When to use this skill
- The judging task is missing a stable rubric and needs one before scoring starts.
- The user asks for a grading rubric, scoring rubric, evaluation rubric, or formal scorecard.
- The domain has specific failure modes, policy constraints, or artifact requirements that must become explicit judging dimensions.
- The evaluation needs pass, partial, and fail boundaries instead of holistic free-form grading.
- The comparison is high-risk enough that tie-break rules, robustness checks, and confidence guidance must be defined in advance.
Required inputs
- The task contract or judging objective.
- The domain context, expected outputs, and any non-negotiable constraints.
- The artifacts that will later be judged, such as final outputs, process traces, validation logs, or benchmark summaries.
- Any scoring mode, reference answer, criteria list, benchmark notes, or existing rubric fragments already available.
Rubric authoring workflow
- Clarify the judging target first. State what is being judged, what success looks like, what evidence is allowed, and what the ruling must decide.
- Classify the evidence shape. Decide whether the upcoming judgment is outcome-focused, process-aware, or hybrid so the rubric fits the actual artifacts rather than a generic template.
- Lock 3 to 7 rubric dimensions before scoring starts. Prefer concrete dimensions such as correctness, constraint compliance, evidence quality, tool reliability, completeness, safety, format fidelity, or domain-specific policy adherence.
- Define explicit pass, partial, and fail boundaries for each dimension. Behavioral anchors should say what observable evidence earns each band and what failure modes force a downgrade.
- State the evidence ledger requirements for every dimension. Name which artifacts may support a score, what counts as corroboration, and what evidence is too weak to rely on.
- Add aggregation and tie-break rules. Specify whether dimensions are equal-weighted or prioritized, then lock tie-breakers such as stronger rubric compliance, clearer evidence anchoring, lower evaluator risk, better benchmark fit, or clearer writing.
- Add robustness controls before the rubric is used. Include order-bias checks, benchmark-overfitting skepticism, confidence guidance, and a rule that unsupported chain-of-thought or self-explanations are low-trust evidence unless confirmed by artifacts.

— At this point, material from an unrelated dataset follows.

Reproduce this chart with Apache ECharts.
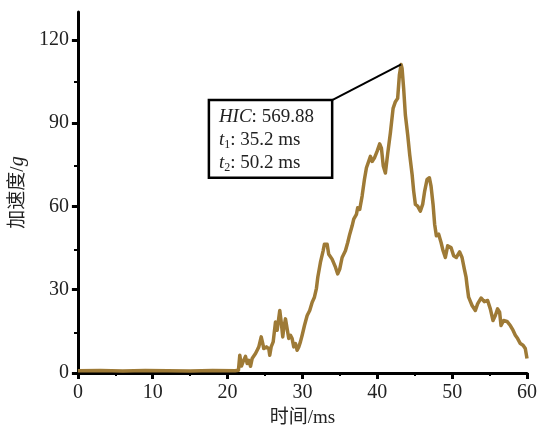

- Return a decision-ready rubric package that another judge can apply without reinterpreting the task halfway through scoring.
Output package
- Judging target and evidence mode.
- Locked rubric table with dimensions, rationale, pass-partial-fail boundaries, and allowed evidence.
- Aggregation and tie-break rules.
- Robustness checks and confidence guidance.
- Missing inputs or blockers that must be resolved before the rubric is safe to use.
Structured helper
Use scripts/render_rubric.py when the rubric inputs are already structured and you want a deterministic first draft.
Use scripts/render_rubric.py --validate-only when you need to verify that a structured contract is complete and consistent before rendering or handing it to another judging workflow.
Accepted contract fields:
domain
task
evidence_mode
decision
dimensions: array of objects with name, why_it_matters, pass_boundary, partial_boundary, fail_boundary, and allowed_evidence
aggregation_rules: object with weighting_or_priority, non_negotiable_failures, and tie_breakers
robustness_checks: object with order_bias_check, evidence_quality_check, benchmark_overfitting_check, and confidence_guidance
blockers: object with missing_inputs, weak_evidence_areas, and clarifications_needed
Example:
python scripts/render_rubric.py --input-file contract.json --output-file rubric.md
Validation example:
python scripts/render_rubric.py --input-file contract.json --validate-only
Assets
assets/rubric-template.md provides a reusable template for the final rubric package.
Notes
- Keep the rubric task-adaptive, but only adapt it before scoring begins.
- Prefer observable evidence over polished narration.
- If the domain is under-specified, stop and list the missing inputs instead of improvising score boundaries.